Panitia kurban, lebih-lebih orang yang menyembelih atau tukang jagal, harus peduli terhadap kesejahteraan hewan kurban, sehingga memperlakukannya dengan baik.
Kesejahteraan hewan atau animal welfare adalah terkait keadaan fisik dan psikologi hewan menurut ukuran perilaku alami hewan untuk menjaga tidak berbuat kasar maupun menganiaya hewan.
Ada lima standar kebebasan bagi hewan, pertama bebas dari lapar dan haus; kedua, bebas dari cuaca panas dan kandang yang tidak nyaman; ketiga, bebas dari rasa sakit sehingga layak mendapatkan perawatan dari dokter hewan; keempat, bebas dari rasa takut dan tertekan oleh hewan lain atau kelompok lain; dan kelima, bebas berperilaku normal dan alamiah.
Islam mengajarkan kepada pemeluknya untuk memperlakukan hewan layaknya sesama makhluk Allah, termasuk dalam hal berkurban, ada beberapa hal yang perlu diperhatikan dalam kesejahteraan hewan ini.
Pertama, terkait pengangkutan hewan kurban, seringkali seseorang memasukkan hewan di dalam satu mobil yang tidak layak dan tidak sesuai dengan kapasitasnya, hingga pernah terjadi kasus truk hewan terperosok saking banyaknya muatan hewan.
Kondisi seperti ini kadang terjadi lantaran penjual hanya ingin meraup keuntungan sebanyak-banyaknya.
Kedua, dalam hal penampungan hewan, tak jarang kondisi kandang sementaranya yang kotor berpengaruh pada kesehatan hewan, kandang yang sempit dengan jumlah hewan yang berdesakan melebihi kapasitas juga berpotensi meningkatkan stres pada hewan tersebut. Tingginya tingkat stres membuat menurunnya nafsu makan hewan yang berakibat bobot dan kesehatan dari hewan pun menurun, dalam kondisi tertentu berakibat tidak layaknya hewan menjadi hewan kurban.
Ketiga, tidak memperhatikan ketersediaan pakan yang dibutuhkan, beberapa minggu sebelum tiba Idul Adha, berbagai sapi dan kambing didatangkan ke kota untuk dijual, namun terkadang tidak diimbangi dengan pakan yang layak sebagaimana sebelum hewan hewan itu didatangkan. Jika harus mendatangkan pakan dari daerah asal tentu biaya lebih besar, sementara di kota pakan tidak semudah di daerah asal. Hal ini bisa berakibat pada tidak teraturnya makan hewan, membuat bobot semakin menurun jelang penyembelihan.

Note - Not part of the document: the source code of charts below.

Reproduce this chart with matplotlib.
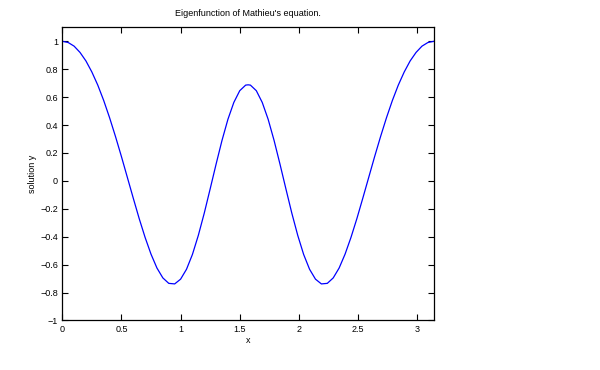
import matplotlib
matplotlib.use("Agg")
import matplotlib.pyplot as plt

# eigenfunction values
x_vals = [0.00, 0.05, 0.10, 0.15, 0.20, 0.25, 0.30, 0.35, 0.40, 0.45,
          0.50, 0.55, 0.60, 0.65, 0.70, 0.75, 0.80, 0.85, 0.90, 0.95,
          1.00, 1.05, 1.10, 1.15, 1.20, 1.25, 1.30, 1.35, 1.40, 1.45,
          1.50, 1.55, 1.5708,
          1.59, 1.64, 1.69, 1.74, 1.79, 1.84, 1.89, 1.94, 1.99, 2.04,
          2.09, 2.14, 2.19, 2.24, 2.29, 2.34, 2.39, 2.44, 2.49, 2.54,
          2.59, 2.64, 2.69, 2.74, 2.79, 2.84, 2.89, 2.94, 2.99, 3.04,
          3.09, 3.1416]
y_vals = [1.000, 0.991, 0.965, 0.920, 0.859, 0.780, 0.686, 0.576, 0.452, 0.317,
          0.174, 0.025, -0.124, -0.270, -0.405, -0.525, -0.624, -0.695, -0.734, -0.738,
          -0.704, -0.633, -0.527, -0.390, -0.231, -0.057, 0.120, 0.290, 0.441, 0.562,
          0.646, 0.686, 0.688,
          0.686, 0.646, 0.562, 0.441, 0.290, 0.120, -0.057, -0.231, -0.390, -0.527,
          -0.633, -0.704, -0.738, -0.734, -0.695, -0.624, -0.525, -0.405, -0.270, -0.124,
          0.025, 0.174, 0.317, 0.452, 0.576, 0.686, 0.780, 0.859, 0.920, 0.965,
          0.991, 1.000]

xticks = [0, 0.5, 1, 1.5, 2, 2.5, 3]
yticks = [-1, -0.8, -0.6, -0.4, -0.2, 0, 0.2, 0.4, 0.6, 0.8, 1]

plt.rcParams['font.family'] = ['Liberation Sans', 'DejaVu Sans']

fig = plt.figure(figsize=(6, 3.7), dpi=100)
ax = fig.add_axes([0.1038, 0.1338, 0.6195, 0.7924])
ax.plot(x_vals, y_vals, color='#0000ff', linewidth=0.9)

ax.set_xlim(0, 3.14159)
ax.set_ylim(-1, 1.1)
ax.set_xticks(xticks)
ax.set_xticklabels(['0', '0.5', '1', '1.5', '2', '2.5', '3'])
ax.set_yticks(yticks)
ax.set_yticklabels(['\u22121', '\u22120.8', '\u22120.6', '\u22120.4', '\u22120.2', '0',
                    '0.2', '0.4', '0.6', '0.8', '1'])
ax.tick_params(direction='in', length=4, width=0.8, labelsize=6.5,
               top=True, right=True, pad=3)
for s in ax.spines.values():
    s.set_linewidth(0.9)

ax.set_title("Eigenfunction of Mathieu's equation.", fontsize=6.5, pad=8)
ax.set_xlabel("x", fontsize=6.5, labelpad=2)
ax.set_ylabel("solution y", fontsize=6.5, labelpad=2)

fig.savefig("out.png", dpi=100)
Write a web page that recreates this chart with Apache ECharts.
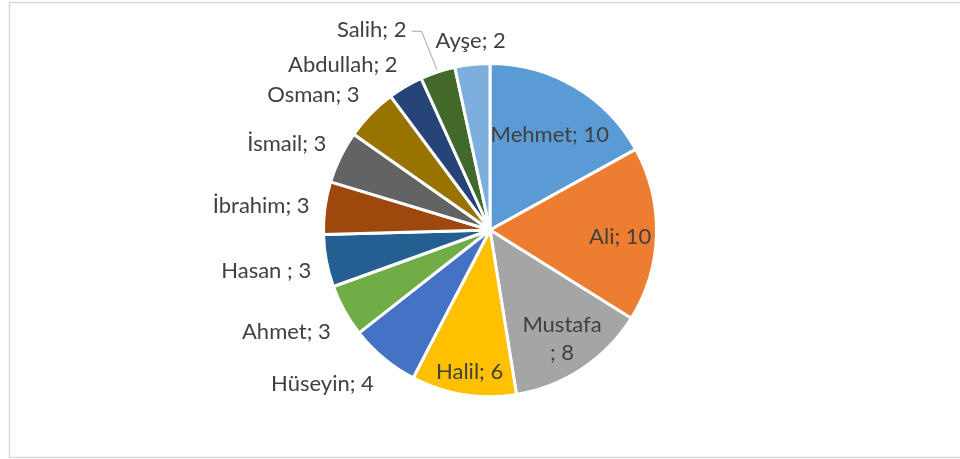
<!DOCTYPE html>
<html>
<head>
<meta charset="utf-8">
<script src="https://cdn.jsdelivr.net/npm/echarts@6/dist/echarts.min.js"></script>
<style>
html,body{margin:0;padding:0;background:#fff;}
#main{width:960px;height:459px;}
</style>
</head>
<body>
<div id="main"></div>
<script>
// ---- data ----
const names = ['Mehmet', 'Ali', 'Mustafa ', 'Halil', 'Hüseyin', 'Ahmet', 'Hasan ', 'İbrahim', 'İsmail', 'Osman', 'Abdullah', 'Salih', 'Ayşe'];
const values = [10, 10, 8, 6, 4, 3, 3, 3, 3, 3, 2, 2, 2];
const insideNames = ['Mehmet', 'Ali', 'Mustafa ', 'Halil'];
const wrappedNames = ['Mustafa '];

// ---- style ----
const colors = ['#5B9BD5', '#ED7D31', '#A5A5A5', '#FFC000', '#4472C4', '#70AD47', '#255E91', '#9E480E', '#636363', '#997300', '#264478', '#43682B', '#7CAFDD'];
const CX = 490, CY = 230, R = 168;
const labelNudge = { 'Salih': [-44, -19] };
const FONT = 'Lato';

const total = values.reduce((a, b) => a + b, 0);
const cum = [];
values.reduce((acc, v, i) => { cum[i] = acc; return acc + v; }, 0);

function clamp(v) { return Math.max(-1, Math.min(1, v)); }

const data = names.map((n, i) => {
  const inside = insideNames.indexOf(n) >= 0;
  const item = {
    name: n,
    value: values[i],
    itemStyle: { color: colors[i] },
    label: { position: inside ? 'inside' : 'outside' },
    labelLine: { show: !!labelNudge[n] }
  };
  if (wrappedNames.indexOf(n) >= 0) {
    item.label.formatter = function (p) { return p.name.trim() + '\n; ' + p.value; };
    item.label.lineHeight = 28;
  }
  return item;
});

const chart = echarts.init(document.getElementById('main'), null, { renderer: 'canvas' });
chart.setOption({
  animation: false,
  backgroundColor: '#ffffff',
  graphic: [{
    type: 'rect',
    shape: { x: 9.5, y: 2.5, width: 960, height: 455 },
    style: { fill: 'none', stroke: '#d9d9d9', lineWidth: 1.5 },
    silent: true
  }],
  series: [{
    type: 'pie',
    center: [CX, CY],
    radius: [0, R - 1.5],
    startAngle: 90,
    clockwise: true,
    avoidLabelOverlap: false,
    itemStyle: { borderColor: '#ffffff', borderWidth: 3 },
    label: {
      show: true,
      formatter: '{b}; {c}',
      fontFamily: FONT,
      fontSize: 22,
      color: '#404040',
      align: 'center'
    },
    labelLine: {
      show: false,
      length: 10,
      length2: 10,
      lineStyle: { color: '#a6a6a6', width: 1 }
    },
    emphasis: { disabled: true },
    labelLayout: function (p) {
      const i = p.dataIndex;
      const n = names[i];
      const mid = (cum[i] + values[i] / 2) / total * Math.PI * 2;
      const dx = Math.sin(mid), dy = -Math.cos(mid);
      const w = p.labelRect.width, h = p.labelRect.height;
      let x, y;
      if (insideNames.indexOf(n) >= 0) {
        const hw = w / 2, hh = Math.min(h / 2, 11);
        const b = Math.abs(dx) * hw + Math.abs(dy) * hh;
        const c = hw * hw + hh * hh - (R - 8) * (R - 8);
        const t = -b + Math.sqrt(b * b - c);
        x = CX + t * dx + 2;
        y = CY + t * dy + 3;
      } else {
        const fx = Math.sign(dx) * Math.max(0, Math.min(1, (Math.abs(dx) - 0.15) * 3));
        x = CX + (R + 14) * dx + w / 2 * fx;
        y = CY + (R + 14) * dy + h / 2 * clamp(2 * dy) + 3;
      }
      const res = { align: 'center', verticalAlign: 'middle' };
      if (labelNudge[n]) {
        x += labelNudge[n][0];
        y += labelNudge[n][1];
        const right = x + w / 2;
        res.labelLinePoints = [
          [CX + (R + 1) * dx, CY + (R + 1) * dy],
          [right + 15, y + 1],
          [right + 5, y + 1]
        ];
      }
      res.x = x;
      res.y = y;
      return res;
    },
    data: data
  }]
});
</script>
</body>
</html>
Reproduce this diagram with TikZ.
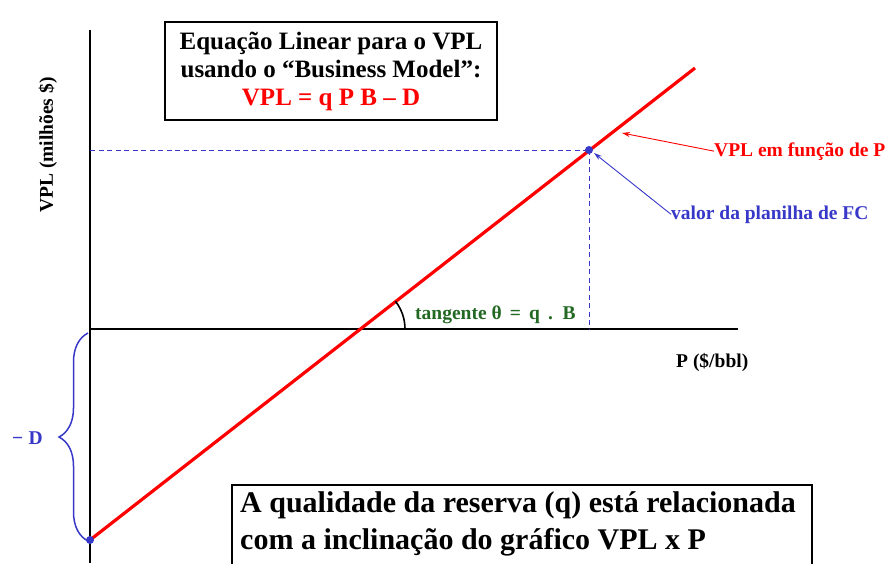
\documentclass[tikz,border=0pt]{standalone}
\usepackage{fontspec}
\setmainfont{Liberation Serif}
\usetikzlibrary{decorations.pathreplacing,arrows.meta}
\definecolor{myred}{RGB}{255,0,0}
\definecolor{myblue}{RGB}{55,55,200}
\definecolor{mygreen}{RGB}{35,105,35}
\tikzset{
  axis/.style={line width=2.3pt, black},
  guide/.style={myblue, line width=0.9pt, dash pattern=on 5pt off 3.5pt},
  lbl/.style={font=\fontsize{19.5}{23}\selectfont\bfseries, inner sep=0pt},
  pointer/.style={line width=0.9pt, -{Stealth[length=8pt,width=5pt]}},
}
\begin{document}
\begin{tikzpicture}[x=1pt,y=-1pt]
\useasboundingbox (0,0) rectangle (890,563);
% axes
\coordinate (ytop) at (90,30);
\coordinate (ybot) at (90,563);
\coordinate (O) at (90,329);
\coordinate (xend) at (738,329);
\draw[axis] (ytop) -- (ybot);
\draw[axis] (O) -- (xend);
% points
\coordinate (A) at (90,540);
\coordinate (E) at (695,68);
\coordinate (P) at (589,150);
\coordinate (Py) at (90,150);
\coordinate (Px) at (589,329);
\coordinate (Z) at (360,329);
% dashed guides
\draw[guide] (Py) -- (P);
\draw[guide] (P) -- (Px);
% red line
\draw[myred, line width=3.2pt] (A) -- (E);
% dots
\fill[myblue] (P) circle (4pt);
\fill[myblue] (A) circle (4pt);
% angle
\draw[line width=1.6pt] ([shift={(45,0)}]Z) arc[start angle=0, end angle=-38, radius=45];
\node[lbl, mygreen, anchor=base west] (tg) at (415,319) {tangente θ\, =\, q\, .\, B};
% axis labels
\node[lbl, rotate=90, anchor=center] (ylab) at (48,145) {VPL (milhões \$)};
\node[lbl, anchor=base west] (xlab) at (676,367) {P (\$/bbl)};
% annotations
\node[lbl, myred, anchor=base west] (vplf) at (714,156) {VPL em função de P};
\coordinate (redtip) at (622,133);
\draw[pointer, myred] (vplf.west) -- (redtip);
\node[lbl, myblue, anchor=base west] (valor) at (671,219) {valor da planilha de FC};
\coordinate (bluetip) at (594,153);
\draw[pointer, myblue] (valor.west) -- (bluetip);
% brace
\coordinate (bA) at (88,541);
\coordinate (bB) at (88,333);
\draw[myblue, line width=1.5pt, decorate, decoration={brace, amplitude=29pt}] (bA) -- (bB);
\node[lbl, myblue, anchor=base west] (mD) at (12,444) {−\;D};
% title box
\node[draw, line width=1.8pt, minimum width=332pt, minimum height=98pt, inner sep=0pt, align=center,
      font=\fontsize{25}{28}\selectfont\bfseries] (title) at (331,71)
  {Equação Linear para o VPL\\usando o “Business Model”:\\\textcolor{myred}{VPL = q P B – D}};
% bottom box
\coordinate (bb1) at (232,485);
\coordinate (bb2) at (812,580);
\draw[line width=1.5pt, fill=white] (bb1) rectangle (bb2);
\node[anchor=north west, align=left, inner sep=0pt,
      font=\fontsize{30}{37}\selectfont\bfseries] (bottom) at (240,491)
  {A qualidade da reserva (q) está relacionada\\com a inclinação do gráfico VPL x P};
\end{tikzpicture}
\end{document}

Keempat, saat penyembelihan, sering kali ditemukan perobohan hewan kurban menjelang dipotong dengan cara pemaksaan, sehingga berakibat tersiksanya hewan. Teknik penjegalan hewan yang terlalu kasar membuat hewan tersakiti, lebih baik merobohkan dengan teknik yang minim resiko pada cidera hewan.
Dalam pemotongan hewan pun, syariat memerintahkan untuk menggunakan pisau yang tajam untuk mengurangi rasa sakit dan memutus tiga saluran di leher hewan, saluran nafas, darah, dan makanan.
Rasulullah sendiri memerintahkan hal tersebut:
إِنَّ اللَّهَ كَتَبَ الإِحْسَانَ عَلَى كُلِّ شَيْءٍ فَإِذَا قَتَلْتُمْ فَأَحْسِنُوا الْقِتْلَةَ، وَإِذَا ذَبَحْتُمْ فَأَحْسِنُوا الذِّبْحَ وَلْيُحِدَّ أَحَدُكُمْ شَفْرَتَهُ، فَلْيُرِحْ ذَبِيْحَتَهُ.
"Sesungguhnya Allah mewajibkan berbuat baik kepada segala sesuatu. Apabila engkau membunuh, maka membunuhlah dengan cara yang baik, dan jika engkau menyembelih, maka sembelihlah dengan cara yang baik, dan hendaknya seorang menajamkan pisau dan menenangkan hewan sembelihannya itu". (Shahih Muslim, jilid 3, hal. 1548).
Jika semua kesejahteraan hewan terjaga, maka ibadah kurban akan lebih bermakna.